**Goal**
Tally the lines holding the string "chart" and reply with that number alone.

─── Items ───

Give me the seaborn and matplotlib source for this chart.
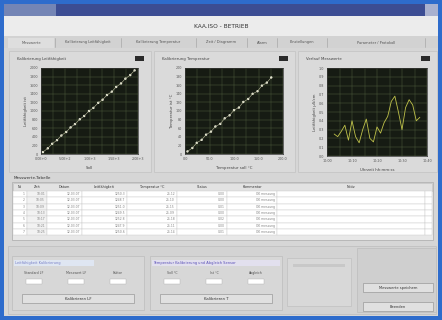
import matplotlib
matplotlib.use('Agg')
import matplotlib.pyplot as plt
import seaborn as sns
import pandas as pd
from matplotlib.patches import Rectangle

sns.set_theme(style='dark')
plt.rcParams['font.family'] = ['DejaVu Sans']

W, H = 442, 320

# calibration 1 (reference vs measured)
cal1_ref = [40, 140, 230, 330, 420, 520, 610, 700, 800, 890, 990, 1080, 1180, 1270, 1360, 1460, 1550, 1650, 1740, 1840, 1930]
cal1_meas = [45, 132, 238, 322, 430, 512, 618, 695, 808, 884, 1000, 1072, 1190, 1262, 1372, 1450, 1560, 1642, 1752, 1836, 1945]
cal1_xticks = ['0.0E+0', '5.0E+2', '1.0E+3', '1.5E+3', '2.0E+3']

# calibration 2
cal2_ref = [5, 15, 24, 34, 43, 53, 62, 72, 81, 91, 100, 110, 119, 129, 138, 148, 157, 167, 176]
cal2_meas = [6, 14, 26, 33, 45, 52, 64, 70, 83, 90, 102, 108, 121, 128, 140, 146, 159, 166, 178]
cal2_xticks = ['0.0', '50.0', '100.0', '150.0', '200.0']

# time trend
trend_t = list(range(25))
trend_v = [0.25, 0.22, 0.28, 0.35, 0.18, 0.40, 0.22, 0.15, 0.30, 0.42, 0.20, 0.16, 0.33,
           0.26, 0.38, 0.45, 0.62, 0.68, 0.50, 0.30, 0.55, 0.64, 0.58, 0.40, 0.44]
trend_xticks = ['10:00', '10:10', '10:20', '10:30', '10:40']

panel_titles = ['Kalibrierung Leitfähigkeit', 'Kalibrierung Temperatur', 'Verlauf Messwerte']
panel_xlabels = ['Soll', 'Temperatur soll °C', 'Uhrzeit hh:mm:ss']
panel_ylabels = ['Leitfähigkeit ist', 'Temperatur ist °C', 'Leitfähigkeit µS/cm']

tabs = ['Messwerte', 'Kalibrierung Leitfähigkeit', 'Kalibrierung Temperatur',
        'Zeit / Diagramm', 'Alarm', 'Einstellungen', 'Parameter / Protokoll']

# table
tab_cols = ['Nr', 'Zeit', 'Datum', 'Leitfähigkeit', 'Temperatur °C', 'Status', 'Kommentar', 'Notiz']
tab_nr = ['1', '2', '3', '4', '5', '6', '7']
tab_time = ['10:01', '10:05', '10:09', '10:13', '10:17', '10:21', '10:25']
tab_date = ['12.03.07', '12.03.07', '12.03.07', '12.03.07', '12.03.07', '12.03.07', '12.03.07']
tab_cond = ['1250.3', '1248.7', '1251.0', '1249.5', '1252.8', '1247.9', '1250.6']
tab_temp = ['25.12', '25.10', '25.15', '25.09', '25.18', '25.11', '25.14']
tab_stat = ['0.00', '0.00', '0.01', '0.00', '0.02', '0.00', '0.01']
tab_comm = ['OK messung', 'OK messung', 'OK messung', 'OK messung', 'OK messung', 'OK messung', 'OK messung']

BG = '#d6d6d6'
DARK = '#161b13'
GRID = '#50603f'

fig = plt.figure(figsize=(W / 100, H / 100), dpi=100)
fig.patch.set_facecolor(BG)

bg = fig.add_axes([0, 0, 1, 1])
bg.set_xlim(0, W)
bg.set_ylim(H, 0)
bg.axis('off')


def box(x, y, w, h, fc, ec='none', lw=0.6, z=1):
    bg.add_patch(Rectangle((x, y), w, h, facecolor=fc, edgecolor=ec, linewidth=lw, zorder=z))


# window chrome
box(0, 0, W, H, '#2e6ccc')
box(4, 4, W - 8, H - 8, BG)
box(4, 4, W - 8, 12, '#3c4d93')
box(4, 4, 52, 12, '#7485b5', z=2)
box(425, 4, 13, 12, '#a9b1cf', z=2)
box(4, 16, W - 8, 20, '#ececec')
bg.text(221, 26, 'KAA.ISO - BETRIEB', fontsize=4.2, ha='center', va='center', color='#333333', zorder=3)

# tabs (flat strip with separators)
box(4, 36, W - 8, 12, '#d2d2d2')
tab_x = [8, 56, 122, 197, 248, 278, 328]
tab_w = [46, 64, 73, 49, 28, 48, 96]
for tx, tw, name in zip(tab_x, tab_w, tabs):
    bg.plot([tx + tw + 1, tx + tw + 1], [38, 47], color='#a8a8a8', lw=0.5, zorder=2)
    bg.text(tx + tw / 2, 42.5, name, fontsize=2.6, ha='center', va='center', color='#555555', zorder=3)
box(8, 38, 46, 10, '#dedede', z=1.5)

# panel frames
for px, pw, title in zip([9, 154, 298], [142, 141, 139], panel_titles):
    box(px, 51, pw, 121, '#dadada', ec='#c2c2c2', lw=0.5)
    bg.text(px + 8, 59, title, fontsize=2.8, ha='left', va='center', color='#444444', zorder=3)
    box(px + pw - 16, 56, 9, 5, '#2a2a2a', z=3)

# plots
specs = [(41, 68, 97, 86), (185, 68, 98, 86), (327, 68, 100, 88)]
axes = []
for (x, y, w, h) in specs:
    ax = fig.add_axes([x / W, 1 - (y + h) / H, w / W, h / H])
    ax.set_facecolor(DARK)
    axes.append(ax)

cal1 = pd.DataFrame({'ref': cal1_ref, 'meas': cal1_meas})
cal2 = pd.DataFrame({'ref': cal2_ref, 'meas': cal2_meas})
trend = pd.DataFrame({'t': trend_t, 'v': trend_v})

sns.lineplot(data=cal1, x='ref', y='meas', ax=axes[0], color='#bfc0a0', lw=0.4)
sns.scatterplot(data=cal1, x='ref', y='meas', ax=axes[0], color='#f0f0e0', s=3, edgecolor='none')
axes[0].set_xlim(0, 2000)
axes[0].set_ylim(0, 2000)
axes[0].set_xticks([0, 500, 1000, 1500, 2000])
axes[0].set_xticklabels(cal1_xticks)
axes[0].set_yticks(range(0, 2001, 200))

sns.lineplot(data=cal2, x='ref', y='meas', ax=axes[1], color='#bfc0a0', lw=0.4)
sns.scatterplot(data=cal2, x='ref', y='meas', ax=axes[1], color='#f0f0e0', s=3, edgecolor='none')
axes[1].set_xlim(0, 200)
axes[1].set_ylim(0, 200)
axes[1].set_xticks([0, 50, 100, 150, 200])
axes[1].set_xticklabels(cal2_xticks)
axes[1].set_yticks(range(0, 201, 20))

sns.lineplot(data=trend, x='t', y='v', ax=axes[2], color='#bfc24a', lw=0.6)
axes[2].set_xlim(-2, 26)
axes[2].set_ylim(0, 1)
axes[2].set_xticks([-2, 5, 12, 19, 26])
axes[2].set_xticklabels(trend_xticks)
axes[2].set_yticks([i / 10 for i in range(11)])

for ax, xl, yl in zip(axes, panel_xlabels, panel_ylabels):
    ax.grid(True, color=GRID, lw=0.35)
    ax.set_axisbelow(True)
    ax.tick_params(labelsize=2.4, colors='#555555', length=1, pad=1)
    ax.set_xlabel(xl, fontsize=2.8, color='#444444', labelpad=1)
    ax.set_ylabel(yl, fontsize=2.8, color='#444444', labelpad=1)
    for s in ax.spines.values():
        s.set_color('#333333')
        s.set_linewidth(0.5)
    major = list(ax.get_xticks())
    ax.set_xticks([(a + b) / 2 for a, b in zip(major[:-1], major[1:])], minor=True)
    ax.grid(True, which='minor', axis='x', color=GRID, lw=0.3)

# table
bg.text(14, 178, 'Messwerte-Tabelle', fontsize=3.0, ha='left', va='center', color='#333333', zorder=3)
box(12, 182, 421, 58, '#e8e8e8', ec='#a8a8a8', lw=0.5)
col_edges = [13, 27, 47, 82, 127, 177, 227, 277, 425, 432]
box(13, 183, 419, 8, '#e2e2e2', ec='#b8b8b8', lw=0.4, z=2)
for i, name in enumerate(tab_cols):
    cx = (col_edges[i] + col_edges[i + 1]) / 2
    bg.text(cx, 187, name, fontsize=2.4, ha='center', va='center', color='#333333', zorder=3)
row_h = 6.3
columns = [tab_nr, tab_time, tab_date, tab_cond, tab_temp, tab_stat, tab_comm]
for r in range(len(tab_nr)):
    ry = 191 + r * row_h
    for c in range(len(col_edges) - 1):
        fc = '#ffffff' if c != 1 else '#f2f2f2'
        box(col_edges[c], ry, col_edges[c + 1] - col_edges[c], row_h, fc, ec='#c8c8c8', lw=0.3, z=2)
    for c, col in enumerate(columns):
        bg.text(col_edges[c + 1] - 2, ry + row_h / 2, col[r], fontsize=2.2, ha='right', va='center',
                color='#808080', zorder=3)

# bottom controls
box(8, 246, 428, 68, '#d3d3d3', ec='#bdbdbd', lw=0.5)
groups = [(12, 'Leitfähigkeit Kalibrierung', '#7a82c8', '#dfe6f2', 'Kalibrieren LF'),
          (150, 'Temperatur Kalibrierung und Abgleich Sensor', '#5a4fb8', '#e2e0ee', 'Kalibrieren T')]
field_lbls = [['Standard LF', 'Messwert LF', 'Faktor'], ['Soll °C', 'Ist °C', 'Abgleich']]
for (gx, gl, gc, hl, btn), flds in zip(groups, field_lbls):
    box(gx, 256, 132, 54, '#d7d7d7', ec='#bcbcbc', lw=0.5)
    box(gx + 2, 260, 80 if gx == 12 else 128, 6, hl, z=2)
    bg.text(gx + 3, 263, gl, fontsize=2.6, ha='left', va='center', color=gc, zorder=3)
    for k, fl in enumerate(flds):
        fx = gx + 8 + k * 42
        bg.text(fx + 14, 273, fl, fontsize=2.3, ha='center', va='center', color='#555555', zorder=3)
        box(fx + 6, 279, 16, 5, '#ffffff', ec='#b0b0b0', lw=0.3, z=2)
    box(gx + 10, 294, 112, 9, '#e0e0e0', ec='#9a9a9a', lw=0.5, z=2)
    bg.text(gx + 66, 298.5, btn, fontsize=2.8, ha='center', va='center', color='#333333', zorder=3)

box(287, 258, 64, 48, '#d8d8d8', ec='#c0c0c0', lw=0.5)
box(293, 264, 52, 3, '#c8c8c8', z=2)
box(357, 248, 79, 64, '#cfcfcf', ec='#bdbdbd', lw=0.5)
box(363, 283, 70, 9, '#e0e0e0', ec='#9a9a9a', lw=0.5, z=2)
bg.text(398, 287.5, 'Messwerte speichern', fontsize=2.6, ha='center', va='center', color='#333333', zorder=3)
box(363, 302, 70, 9, '#e0e0e0', ec='#9a9a9a', lw=0.5, z=2)
bg.text(398, 306.5, 'Beenden', fontsize=2.6, ha='center', va='center', color='#333333', zorder=3)

fig.savefig('out.png', dpi=100, facecolor=fig.get_facecolor())
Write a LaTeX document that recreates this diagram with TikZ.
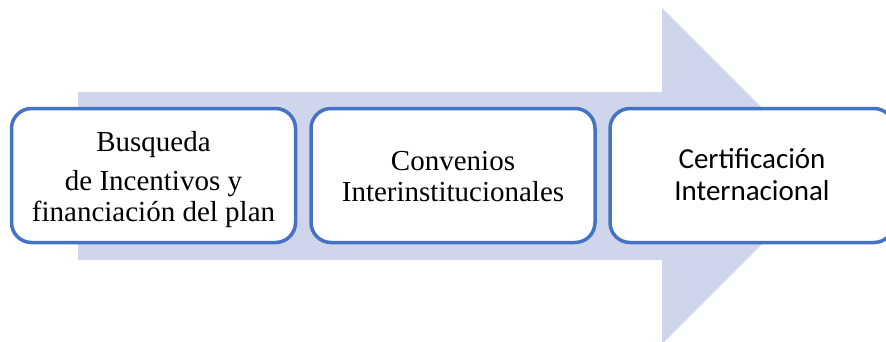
\documentclass[tikz,border=0pt]{standalone}
\usepackage{fontspec}
\setmainfont{Liberation Serif}
\newfontfamily\calib{Carlito}
\definecolor{arrowfill}{HTML}{CFD5EA}
\definecolor{boxline}{HTML}{4472C4}
\begin{document}
\begin{tikzpicture}[x=1pt,y=-1pt,
  stagebox/.style={draw=boxline, line width=3.5pt, fill=white, rounded corners=20pt,
    minimum width=284pt, minimum height=134pt, inner sep=0pt},
  seriftext/.style={align=center, text=black, inner sep=0pt, font=\fontsize{29}{30.5}\selectfont},
  sanstext/.style={align=center, text=black, inner sep=0pt, font=\calib\fontsize{29}{32}\selectfont}]
\useasboundingbox (0,0) rectangle (886,341);
\fill[arrowfill] (78,92) -- (662,92) -- (662,8) -- (830,176) -- (662,344) -- (662,260) -- (78,260) -- cycle;
\node[stagebox] (b1) at (153.5,175.5) {};
\node[stagebox] (b2) at (453,175.5) {};
\node[stagebox] (b3) at (752,175.5) {};
\node[seriftext] (t1) at (153.5,179.5) {Busqueda\\[9pt] de Incentivos y\\financiación del plan};
\node[seriftext] (t2) at (453,176.5) {Convenios\\Interinstitucionales};
\node[sanstext] (t3) at (752,175) {Certificación\\Internacional};
\end{tikzpicture}
\end{document}
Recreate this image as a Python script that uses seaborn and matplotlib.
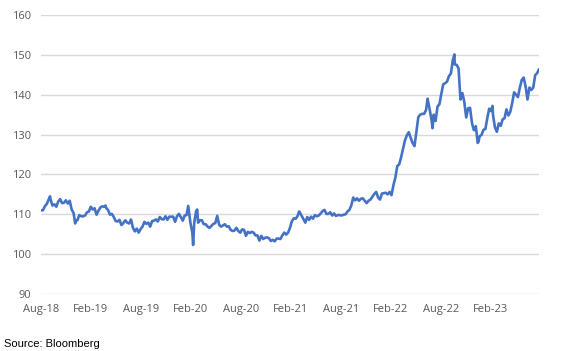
import pandas as pd
import matplotlib
matplotlib.use("Agg")
import matplotlib.pyplot as plt
import seaborn as sns

# Weekly (Friday) closes, 31 Aug 2018 -> 25 Aug 2023
START = "2018-08-31"
END = "2023-08-25"

vals_2018 = [111.0, 111.0, 112.0, 112.6, 113.7, 113.7, 112.2, 112.5, 111.9,
             113.2, 113.8, 112.8, 112.9, 113.5, 112.7, 113.4, 111.2, 110.3]
vals_2019 = [108.5, 108.5, 109.8, 109.5,
             109.5, 109.7, 110.5, 110.7,
             111.9, 111.2, 111.5, 109.9, 110.9,
             111.7, 112.0, 111.9, 111.6,
             111.1, 109.9, 110.1, 109.3, 108.3,
             108.2, 108.6, 107.3, 107.8,
             108.5, 107.9, 107.7, 108.7,
             106.6, 105.7, 106.4, 105.4, 106.3,
             106.9, 108.1, 107.6, 107.9,
             106.9, 108.3, 108.4, 108.7,
             108.2, 109.3, 108.8, 108.7, 109.5,
             108.6, 109.4, 109.4, 109.4]
vals_2020 = [108.1, 109.5, 110.1, 109.3, 108.4,
             109.7, 109.8, 111.6, 107.9,
             105.4, 107.9, 110.8, 107.9,
             108.5, 108.5, 107.5, 107.5,
             106.9, 106.6, 107.1, 107.6, 107.8,
             109.6, 107.4, 106.9, 107.2,
             107.5, 106.9, 107.0, 106.1, 105.8,
             105.9, 106.6, 105.8, 105.4,
             106.2, 106.1, 104.6, 105.6,
             105.3, 105.6, 105.4, 104.7, 104.7,
             103.4, 104.6, 103.8, 104.1,
             104.2, 104.0, 103.3, 103.6]
vals_2021 = [103.2, 103.9, 103.9, 103.8, 104.7,
             105.4, 104.9, 105.4, 106.6,
             108.3, 109.0, 108.9, 109.6,
             110.6, 109.7, 108.8, 107.9, 109.3,
             108.6, 109.4, 108.9, 109.8,
             109.5, 109.7, 110.2, 110.8,
             111.1, 110.1, 110.1, 110.5, 109.7,
             110.2, 109.6, 109.8, 109.8,
             109.7, 109.9, 110.0, 110.7,
             111.1, 112.2, 114.2, 113.5, 114.0,
             113.4, 113.9, 114.0, 113.4,
             112.8, 113.4, 113.7, 114.4, 115.1]
vals_2022 = [115.6, 114.2, 113.7, 115.2,
             115.3, 115.4, 115.0, 115.6,
             114.8, 117.3, 119.2, 122.1,
             122.5, 124.3, 126.4, 128.5, 129.8,
             130.6, 129.2, 127.9, 127.1,
             130.8, 134.4, 135.0, 135.2,
             135.2, 136.1, 138.5, 136.1, 133.3,
             135.0, 133.4, 137.0, 137.6,
             140.2, 142.6, 142.9, 143.3, 144.7,
             145.3, 148.7, 147.6, 147.5,
             146.6, 138.8, 140.4, 138.2,
             134.3, 136.6, 136.7, 132.9, 131.1]
vals_2023 = [132.1, 127.9, 129.6, 129.9,
             131.2, 131.4, 134.1, 136.5,
             135.9, 134.9, 131.8, 130.7, 132.8,
             132.2, 133.8, 134.1, 136.3,
             134.8, 135.7, 137.9, 140.6,
             140.0, 139.4, 141.8, 143.7, 144.3,
             142.1, 138.8, 141.8, 141.2,
             141.8, 144.9, 145.4, 146.4]

# a few intra-week extremes visible in the chart
extra_dates = ["2018-10-03", "2019-01-03", "2019-04-24", "2020-02-20",
               "2020-03-09", "2020-03-24", "2021-03-31", "2022-07-14",
               "2022-08-01", "2022-10-20", "2023-01-16", "2023-03-08"]
extra_vals = [114.5, 107.7, 112.2, 112.1, 102.3, 111.2, 110.7, 139.0,
              131.6, 150.1, 128.2, 137.2]

y_ticks = [90, 100, 110, 120, 130, 140, 150, 160]

BLUE = "#4472C4"
GREY_TXT = "#595959"
GRID = "#D9D9D9"


def main():
    weekly = vals_2018 + vals_2019 + vals_2020 + vals_2021 + vals_2022 + vals_2023
    dates = pd.date_range(START, END, freq="W-FRI")
    df = pd.DataFrame({"date": dates, "rate": weekly})
    extra = pd.DataFrame({"date": pd.to_datetime(extra_dates), "rate": extra_vals})
    df = pd.concat([df, extra]).sort_values("date").reset_index(drop=True)

    sns.set_style("white")
    plt.rcParams["font.family"] = ["Open Sans", "DejaVu Sans"]

    fig = plt.figure(figsize=(5.65, 3.51), dpi=100)
    ax = fig.add_axes([41 / 565, 1 - 294 / 351, 498 / 565, 279 / 351])

    sns.lineplot(data=df, x="date", y="rate", ax=ax, color=BLUE, linewidth=1.9)

    start = pd.Timestamp(START)
    ax.set_xlim(start, pd.Timestamp(END))
    ax.set_ylim(90, 160)
    ax.set_yticks(y_ticks)
    ax.set_yticklabels([str(v) for v in y_ticks])

    xt = [start + pd.DateOffset(months=6 * k) for k in range(10)]
    ax.set_xticks(xt)
    ax.set_xticklabels([d.strftime("%b-%y") for d in xt])

    ax.grid(axis="y", color=GRID, linewidth=1.0)
    ax.grid(axis="x", visible=False)
    ax.set_axisbelow(True)
    for s in ax.spines.values():
        s.set_visible(False)
    ax.tick_params(axis="both", length=0, labelsize=8, labelcolor=GREY_TXT)
    ax.tick_params(axis="x", pad=7.5)
    ax.tick_params(axis="y", pad=7)
    ax.set_xlabel("")
    ax.set_ylabel("")

    fig.text(4 / 565, 1 - 344 / 351, "Source: Bloomberg", fontsize=8,
             family=["Liberation Sans", "DejaVu Sans"], color="black",
             ha="left", va="center")

    fig.savefig("out.png", dpi=100)
    plt.close(fig)


if __name__ == "__main__":
    main()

───

**Task response**
2